Tipping: is 20 percent the new 15?

It’s the moment of truth at the end of a meal: your server hands you the bill and the line at the bottom is blank. What kind of a tipper will you be? Typically I leave 20 percent, sometimes more for exceptional service. I think of myself as a “good tipper,” but does the server feel that way?

“I’ve gotten to the point where I feel like I did something wrong if I don’t get at least 20 percent,” says Mark Holman, a server at Champps in Minnetonka. “After waiting tables for 15 years, I’m okay with getting a 15-percent tip, but I expect 20 percent,” says Ryan Ecklund, an excellent server at The Strip Club Meat & Fish in St. Paul.

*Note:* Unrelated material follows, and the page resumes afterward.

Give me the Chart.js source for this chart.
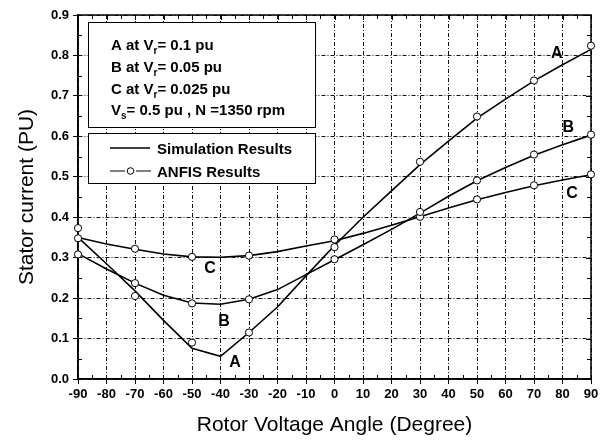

There’s not a ton of research on this, but a 2007 Gallup poll revealed that about a third of those polled tip 20 percent; a little more than a third tip 15 percent. Zagat’s 2012 poll of more frequent diners puts the national tipping average at 19.2 percent, up from 18 percent in 2000.

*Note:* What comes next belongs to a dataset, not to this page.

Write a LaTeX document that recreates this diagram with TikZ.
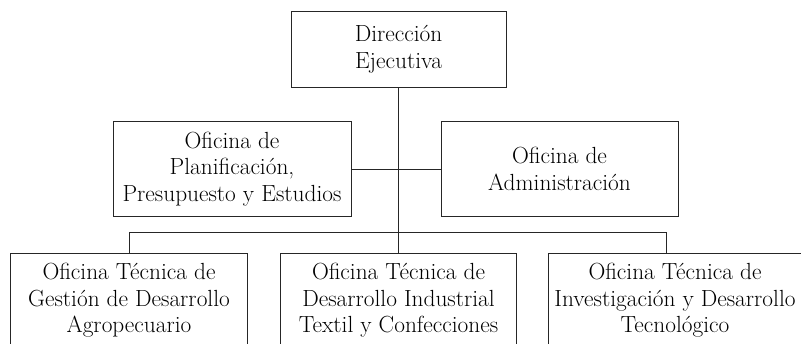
\documentclass[tikz,border=0pt]{standalone}
\usepackage{fontspec}
\usepackage{tikz}
\tikzset{
box/.style={shape=rectangle, draw=black!85, line width=0.7pt, text=black, align=center, inner sep=0pt, font=\fontsize{16.6}{18.9}\selectfont},
link/.style={draw=black!85, line width=0.7pt}}

\begin{document}
\begin{tikzpicture}

                \useasboundingbox (0,0) rectangle (20.025,8.6);
                \clip (0,0) rectangle (20.025,8.6);

                \node[box, minimum width=5.375cm, minimum height=1.9cm] (D) at (9.9625,7.375) {Dirección\\Ejecutiva};
                \node[box, minimum width=5.95cm, minimum height=2.375cm] (M1) at (5.8,4.375) {Oficina de\\Planificación,\\Presupuesto y Estudios};
                \node[box, minimum width=5.925cm, minimum height=2.375cm] (M2) at (13.9875,4.375) {Oficina de\\Administración};
                \node[box, minimum width=5.915cm, minimum height=2.375cm] (B1) at (3.225,1.0875) {Oficina Técnica de\\Gestión de Desarrollo\\Agropecuario};
                \node[box, minimum width=5.885cm, minimum height=2.375cm] (B2) at (9.9625,1.0875) {Oficina Técnica de\\Desarrollo Industrial\\Textil y Confecciones};
                \node[box, minimum width=6.35cm, minimum height=2.375cm] (B3) at (16.875,1.0875) {Oficina Técnica de\\Investigación y Desarrollo\\Tecnológico};
                \coordinate (R) at (16.65,2.8);

                \draw[link] (D) -- (B2);
                \draw[link] (M1) -- (M2);
                \draw[link] (B1) |- (R) -- (R |- B3.north);

            \end{tikzpicture}
\end{document}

“Twenty percent is the new 15 percent if you had great service,” says Sarah Stodolka, a server at Ansari’s Mediterranean Grill in Eagan. “I feel like I’m pretty good at my job and certainly welcome those at my table to tip me 20 percent,” she adds, pointing out that a chunk of her tips is shared with the bartenders, food runners, and people who clear the table.

But, really, what’s the point of quibbling about percentages when the whole tipping system is messed up? Unless you’re a regular, you don’t really get any direct benefit from giving a generous tip. And it’s too easy to blame servers for a kitchen screw-up or reward them for something they didn’t really do.

“It takes a team for a restaurant to deliver excellent dining experiences,” says Naomi Williamson, a former server and the owner of Sanctuary in Minneapolis. Williamson says her customers tip at least 20 percent, which means servers average $25 an hour. “Everyone’s performance enables this, but the reward gives the server the highest per-hour pay in the restaurant: higher than the chef, manager, and owners,” she says.

I wish we would be like Europe in this regard, where restaurants pay everyone a decent wage and the cost of providing good service is included in the price of food. That isn’t going to happen. Imagine the freak-out if menu items suddenly went up 20 percent in price!

I’m okay with 20 percent being the new 15—just so long as 25 percent isn’t about to become the new 20.